The best part of performing is connecting with audiences. I spent two summers touring with Circus Smirkus in New England, and we got to perform 70 shows in seven weeks in our 750-seat big-top tent. The energy at the finale of the show was exhilarating.
I started a circus club at Smith because I wanted to continue to practice circus skills. And with circus clubs growing on college campuses throughout the country, it seemed like perfect timing. Circus provides a fun way to get to know more people on campus and try new things.
The name “Bearded Ladies” evokes the days of historical circuses and sideshows, giving the club a decidedly circusy name while also welcoming anyone and everyone into the “show.”
Weekly practices consist of a warmup to get our bodies moving, which often includes working on handstands or headstands and other tumbling skills. We then break up into groups to do partner acrobatics, tightwire or juggling. Everyone gets to practice both performing the skills and spotting, so we learn to help each other out and stay safe doing it.
Circus has given me physical skills as well as confidence. It led me to try diving—a sport I had never done previously—and now I have a whole team of amazing people to call my swim family (“swamily”). Academically, I give many presentations as an engineering major, which I like to think of as scientific performances.

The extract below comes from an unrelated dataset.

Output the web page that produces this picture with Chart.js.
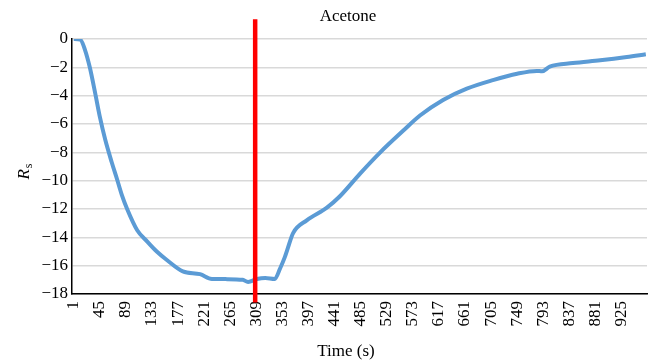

The physics of acrobatics has always interested me, and as an engineer, I find myself contemplating the forces at work on my body while I’m flipping off diving boards. I also love the way the engineering design process parallels circus show creation in its constant iteration and creative approach to fulfilling a need, be it aesthetic or functional.
I applied for a Fulbright to study renewable energy, specifically biomass energy technology. The Fulbright would fund one year of a two-year master’s degree at Lappeenranta University of Technology in Finland. I ultimately hope to go into academia or research and development. I see combining different energy production methods as a key way to increase the feasibility of renewable energy systems worldwide.